Hey Mandy- it was great to meet you at MOAC. Thanks for your Rain Barrel tips. I'm trying to get the ball rolling on that. Haven't found out anything from our ReStore yet, but I'm working on it. And I'm not stalking you by the way - I saw this post title come up in Andy Bryan's blog subscriptions and I was intrigued.

I have a hard time with Freddy myself. I have to remember that while Jesus told us to love and pray for our enemies, he also spent some time shaming the "keepers of the law" in the "church" of his day who apparently failed to understand the heart of the law they purported to keep. Did he love them? I'm pretty sure he did! And yet he always seemed to call their bluff, force their hand.
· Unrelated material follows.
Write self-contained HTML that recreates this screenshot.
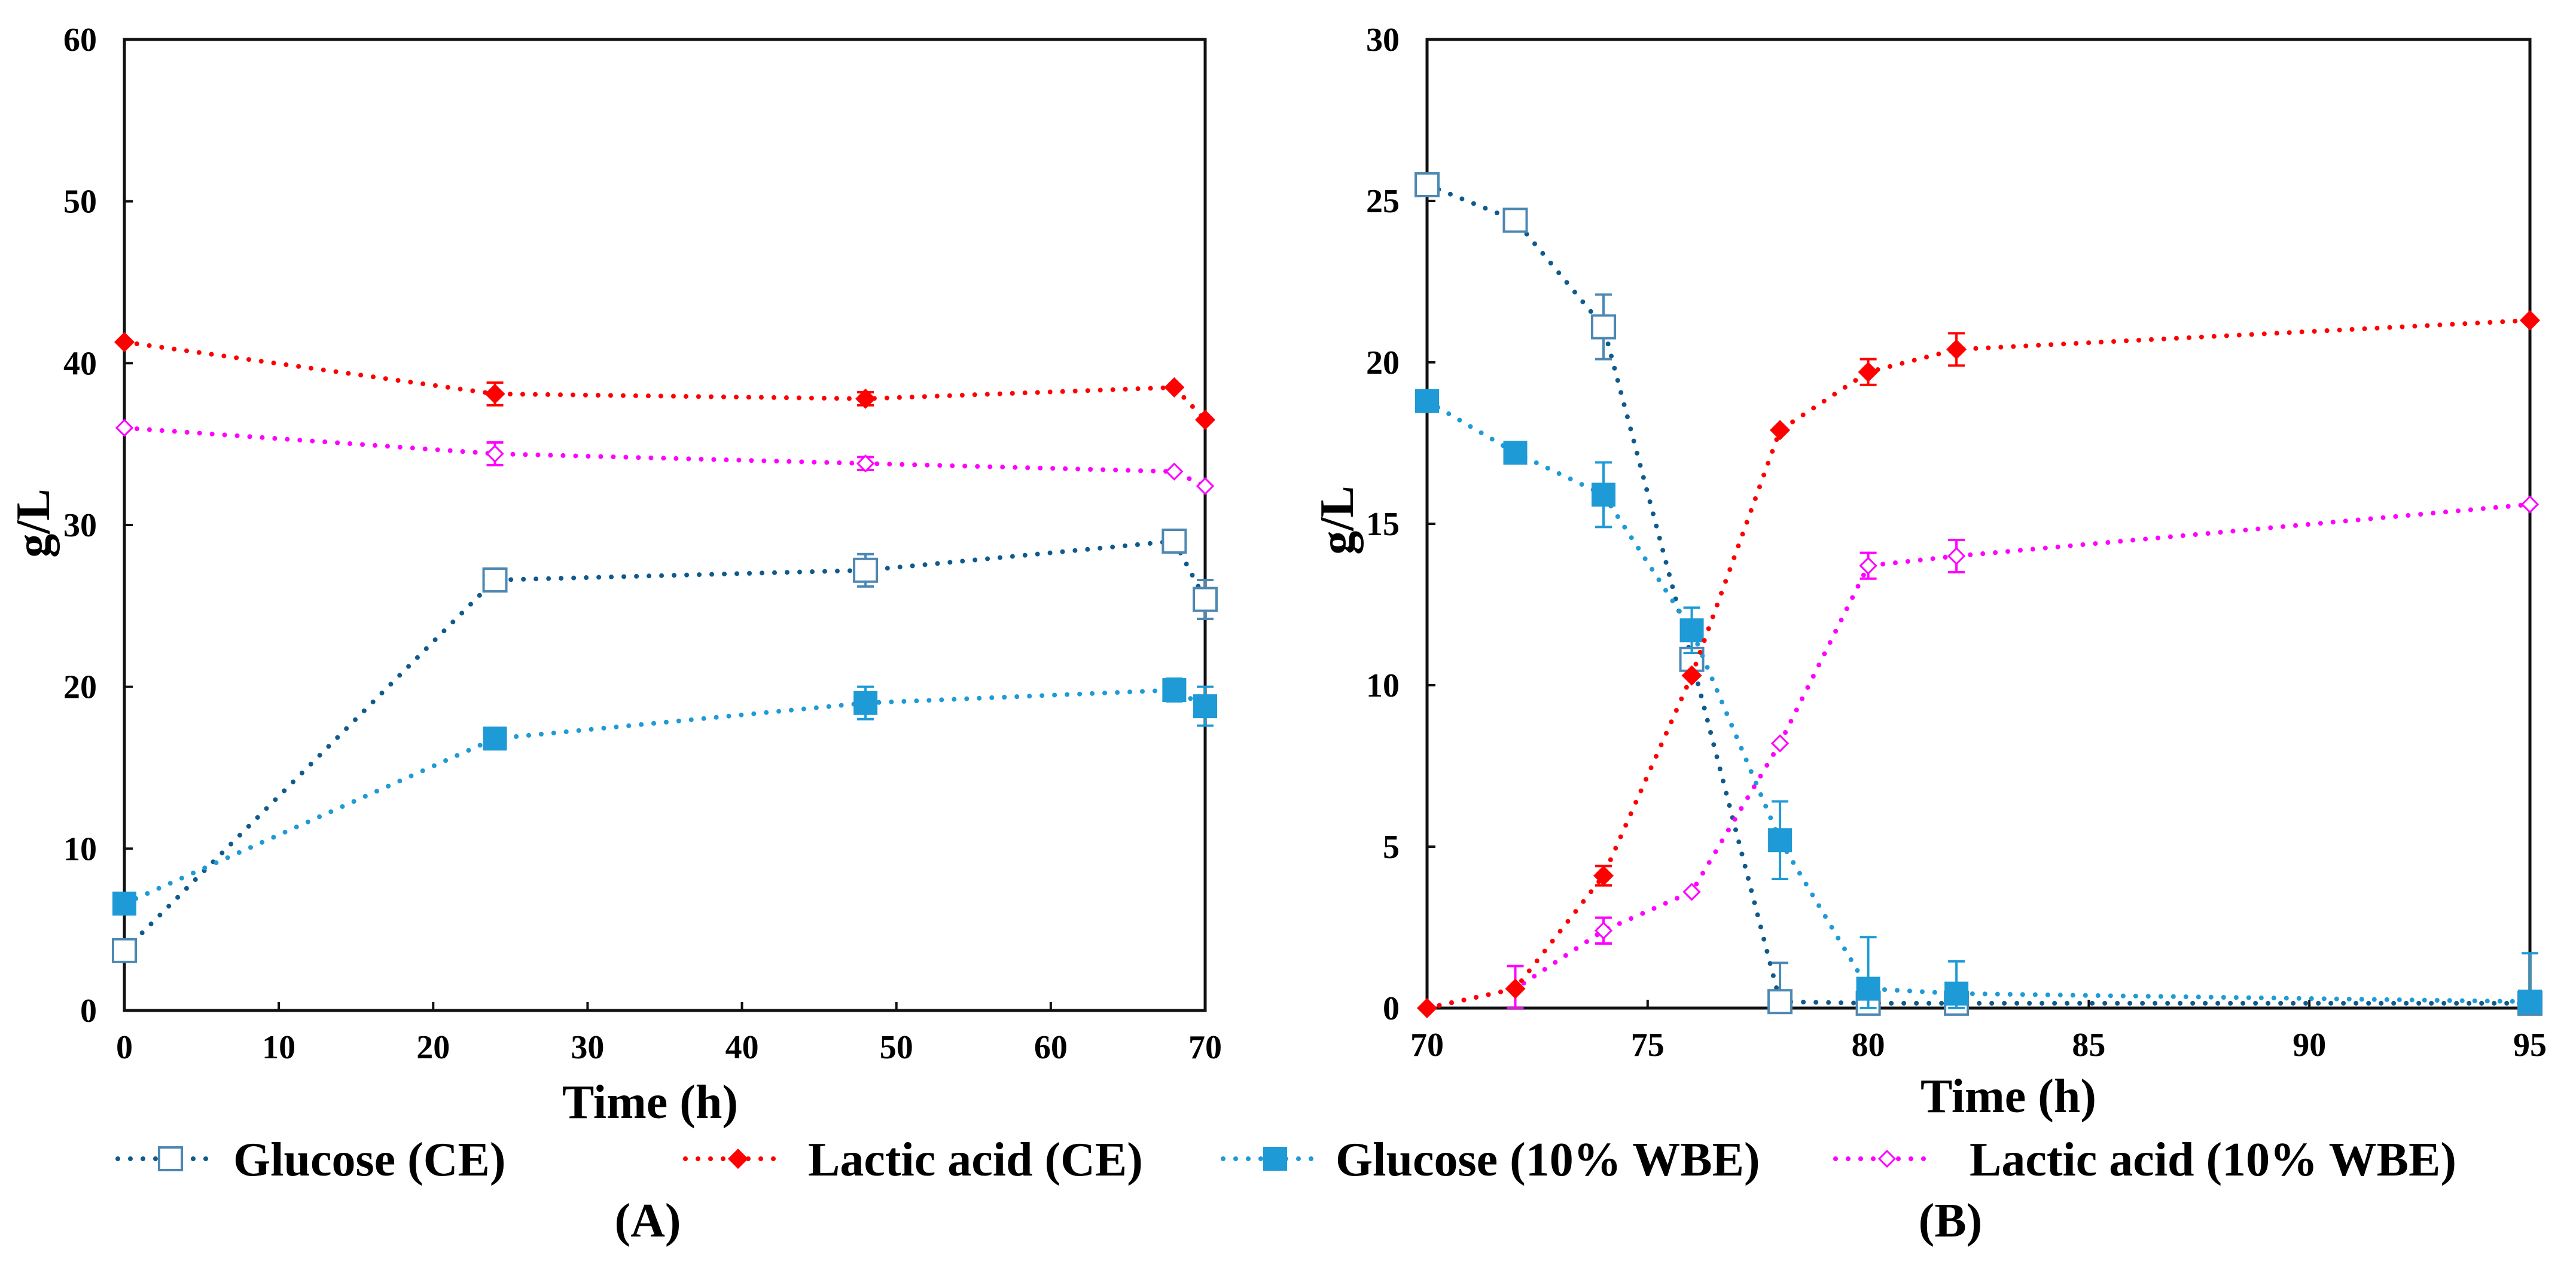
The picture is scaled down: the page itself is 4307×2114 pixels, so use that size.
<!DOCTYPE html>
<html><head><meta charset="utf-8"><style>
html,body{margin:0;padding:0;background:#fff;}
svg{display:block;font-family:"Liberation Serif","Times New Roman",serif;font-weight:bold;}
</style></head><body>
<svg id="fig" width="4307" height="2114" viewBox="0 0 4307 2114" xmlns="http://www.w3.org/2000/svg">
<g id="panelA"></g>
<g id="panelB"></g>
<g id="legend"></g>
<text x="1083" y="2068" font-size="80" text-anchor="middle">(<tspan>A</tspan>)</text>
<text x="3261" y="2068" font-size="80" text-anchor="middle">(<tspan>B</tspan>)</text>
</svg>
<script>
// ---------- Data ----------
const timeA = [0, 24, 48, 68, 70];
const glucCE_A = [3.7, 26.6, 27.2, 29.0, 25.4];
const glucCE_A_err = [0, 0, 1.0, 0.7, 1.2];
const lacCE_A = [41.3, 38.1, 37.8, 38.5, 36.5];
const lacCE_A_err = [0, 0.7, 0.4, 0, 0];
const glucWBE_A = [6.6, 16.8, 19.0, 19.8, 18.8];
const glucWBE_A_err = [0, 0, 1.0, 0.7, 1.2];
const lacWBE_A = [36.0, 34.4, 33.8, 33.3, 32.4];
const lacWBE_A_err = [0, 0.7, 0.4, 0, 0];

const timeB = [70, 72, 74, 76, 78, 80, 82, 95];
const glucCE_B = [25.5, 24.4, 21.1, 10.8, 0.2, 0.15, 0.15, 0.15];
const glucCE_B_err = [0, 0, 1.0, 0, 1.2, 0, 0, 0];
const lacCE_B = [0, 0.6, 4.1, 10.3, 17.9, 19.7, 20.4, 21.3];
const lacCE_B_err = [0, 0, 0.3, 0, 0, 0.4, 0.5, 0];
const glucWBE_B = [18.8, 17.2, 15.9, 11.7, 5.2, 0.6, 0.45, 0.2];
const glucWBE_B_err = [0, 0, 1.0, 0.7, 1.2, 1.6, 1.0, 1.5];
const lacWBE_B = [0, 0.6, 2.4, 3.6, 8.2, 13.7, 14.0, 15.6];
const lacWBE_B_err = [0, 0.7, 0.4, 0, 0, 0.4, 0.5, 0];

const ticksXA = [0, 10, 20, 30, 40, 50, 60, 70];
const ticksYA = [0, 10, 20, 30, 40, 50, 60];
const ticksXB = [70, 75, 80, 85, 90, 95];
const ticksYB = [0, 5, 10, 15, 20, 25, 30];

const C_GCE = "#0f5a8c", C_GCE_M = "#4d88b3", C_LCE = "#ff0000", C_GW = "#1e9ad6", C_LW = "#ff00ff";
const NS = "http://www.w3.org/2000/svg";
function mk(tag, attrs, parent) {
  const e = document.createElementNS(NS, tag);
  for (const k in attrs) e.setAttribute(k, attrs[k]);
  parent.appendChild(e);
  return e;
}

function marker(g, type, x, y, name) {
  let m;
  if (type === "hsq") {
    m = mk("rect", {x: x-19, y: y-19, width: 38, height: 38, fill: "#fff", stroke: C_GCE_M, "stroke-width": 4}, g);
  } else if (type === "fsq") {
    m = mk("rect", {x: x-20, y: y-20, width: 40, height: 40, fill: C_GW}, g);
  } else if (type === "fdia") {
    m = mk("polygon", {points: `${x},${y-17} ${x+17},${y} ${x},${y+17} ${x-17},${y}`, fill: C_LCE}, g);
  } else {
    m = mk("polygon", {points: `${x},${y-13} ${x+13},${y} ${x},${y+13} ${x-13},${y}`, fill: "#fff", stroke: C_LW, "stroke-width": 3}, g);
  }
  
  
}

function panel(gid, P, xs, ys, xmin, xmax, ymax, series, sx, sy) {
  const g = document.getElementById(gid);
  const X = v => P.l + (v - xmin) / (xmax - xmin) * (P.r - P.l);
  const Y = v => P.b - v / ymax * (P.b - P.t);
  const frame = mk("rect", {x: P.l, y: P.t, width: P.r - P.l, height: P.b - P.t, fill: "none", stroke: "#111", "stroke-width": 5}, g);
  
  
  xs.forEach(v => {
    const t = mk("line", {x1: X(v), x2: X(v), y1: P.b, y2: P.b - 14, stroke: "#111", "stroke-width": 4}, g);
    
    
    const l = mk("text", {x: X(v), y: P.b + 80, "font-size": 56, "text-anchor": "middle"}, g);
    l.textContent = v;
    
    
  });
  ys.forEach(v => {
    const t = mk("line", {x1: P.l, x2: P.l + 14, y1: Y(v), y2: Y(v), stroke: "#111", "stroke-width": 4}, g);
    
    
    const l = mk("text", {x: P.l - 46, y: Y(v) + 19, "font-size": 56, "text-anchor": "end"}, g);
    l.textContent = v;
    
    
  });
  const yt = mk("text", {x: sy.x, y: sy.y, "font-size": 80, "text-anchor": "middle", transform: `rotate(-90 ${sy.x} ${sy.y})`}, g);
  yt.textContent = "g/L";
  
  
  const xt = mk("text", {x: sx.x, y: sx.y, "font-size": 80, "text-anchor": "middle"}, g);
  xt.textContent = "Time (h)";
  
  

  series.forEach(s => {
    const sg = mk("g", {}, g);
    
    
    const pts = s.t.map((t, i) => X(t) + "," + Y(s.v[i])).join(" ");
    const pl = mk("polyline", {points: pts, fill: "none", stroke: s.c, "stroke-width": 8, "stroke-linecap": "round", "stroke-dasharray": "0 21"}, sg);
    
    
    s.t.forEach((t, i) => {
      const e = s.e[i];
      if (e > 0) {
        const x = X(t), y1 = Y(s.v[i] + e), y2 = Y(Math.max(0, s.v[i] - e));
        const eb = mk("path", {d: `M${x},${y1}V${y2}M${x-14},${y1}H${x+14}M${x-14},${y2}H${x+14}`, stroke: s.ec, "stroke-width": 4, fill: "none"}, sg);
        
        
      }
    });
    s.t.forEach((t, i) => marker(sg, s.m, X(t), Y(s.v[i]), s.name + '-point'));
  });
}

panel("panelA", {l: 208, r: 2015, t: 66, b: 1690}, ticksXA, ticksYA, 0, 70, 60, [
  {name: "glucose-ce-a", t: timeA, v: glucCE_A, e: glucCE_A_err, c: C_GCE, ec: C_GCE_M, m: "hsq"},
  {name: "glucose-wbe-a", t: timeA, v: glucWBE_A, e: glucWBE_A_err, c: C_GW, ec: C_GW, m: "fsq"},
  {name: "lactic-wbe-a", t: timeA, v: lacWBE_A, e: lacWBE_A_err, c: C_LW, ec: C_LW, m: "hdia"},
  {name: "lactic-ce-a", t: timeA, v: lacCE_A, e: lacCE_A_err, c: C_LCE, ec: C_LCE, m: "fdia"}
], {x: 1087, y: 1870}, {x: 82, y: 875});

panel("panelB", {l: 2386, r: 4230, t: 66, b: 1686}, ticksXB, ticksYB, 70, 95, 30, [
  {name: "glucose-ce-b", t: timeB, v: glucCE_B, e: glucCE_B_err, c: C_GCE, ec: C_GCE_M, m: "hsq"},
  {name: "glucose-wbe-b", t: timeB, v: glucWBE_B, e: glucWBE_B_err, c: C_GW, ec: C_GW, m: "fsq"},
  {name: "lactic-wbe-b", t: timeB, v: lacWBE_B, e: lacWBE_B_err, c: C_LW, ec: C_LW, m: "hdia"},
  {name: "lactic-ce-b", t: timeB, v: lacCE_B, e: lacCE_B_err, c: C_LCE, ec: C_LCE, m: "fdia"}
], {x: 3358, y: 1860}, {x: 2262, y: 870});

// legend
const L = document.getElementById("legend");
const legItems = [
  {label: "Glucose (CE)", x1: 197, x2: 362, mx: 285, tx: 390, c: C_GCE, m: "hsq"},
  {label: "Lactic acid (CE)", x1: 1146, x2: 1307, mx: 1234, tx: 1351, c: C_LCE, m: "fdia"},
  {label: "Glucose (10% WBE)", x1: 2045, x2: 2205, mx: 2132, tx: 2233, c: C_GW, m: "fsq"},
  {label: "Lactic acid (10% WBE)", x1: 3069, x2: 3227, mx: 3155, tx: 3293, c: C_LW, m: "hdia"}
];
const LY = 1938;
legItems.forEach(it => {
  const g = mk("g", {}, L);
  
  
  mk("line", {x1: it.x1, x2: it.x2, y1: LY, y2: LY, stroke: it.c, "stroke-width": 8, "stroke-linecap": "round", "stroke-dasharray": "0 21"}, g);
  marker(g, it.m, it.mx, LY, 'legend-marker');
  const t = mk("text", {x: it.tx, y: LY + 28, "font-size": 80}, g);
  t.textContent = it.label;
  
  
});
</script>
</body></html>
Personally, I am delighted by the groups of people who have taken subversive action against WB protests by physically walling them out with a thick crowd of people. Instead of telling them they are not welcome, they are simply preventing them from coming in the first place. It's like Jesus asking questions to get out of sticky situations. There's nothing wrong with it, and it seems to be really effective.

Still, Fred Phelps is a child of God, loved by God, and I try my best to extend to him forgiveness and grace in the name of Jesus whenever he comes up in my journey. But we have been taught to know the tree by its fruit, and I've learned that no measure of MY loving or forgiving a fig tree is going to make it bear olives in the end. So, while I continue to struggle with love and grace, like we all do, I am afforded some solace in the understanding that Freddy and I are two entirely different trees.

revhipchick said...

good questions...I pray that one day Fred and especially his children (i'm totally with you, they are far more frightening than he is)that they may come to know personally the transformative power of Christ. that's the best i can hope for any of us--what happens with that transformation, well that's up to God.

the thing that wigs me out is listening to some (just some) of the things his son says and know that i agree with him--even though we are usually on opposite ends of the spectrum (thank goodness!)

i'm thrilled to read your posts again!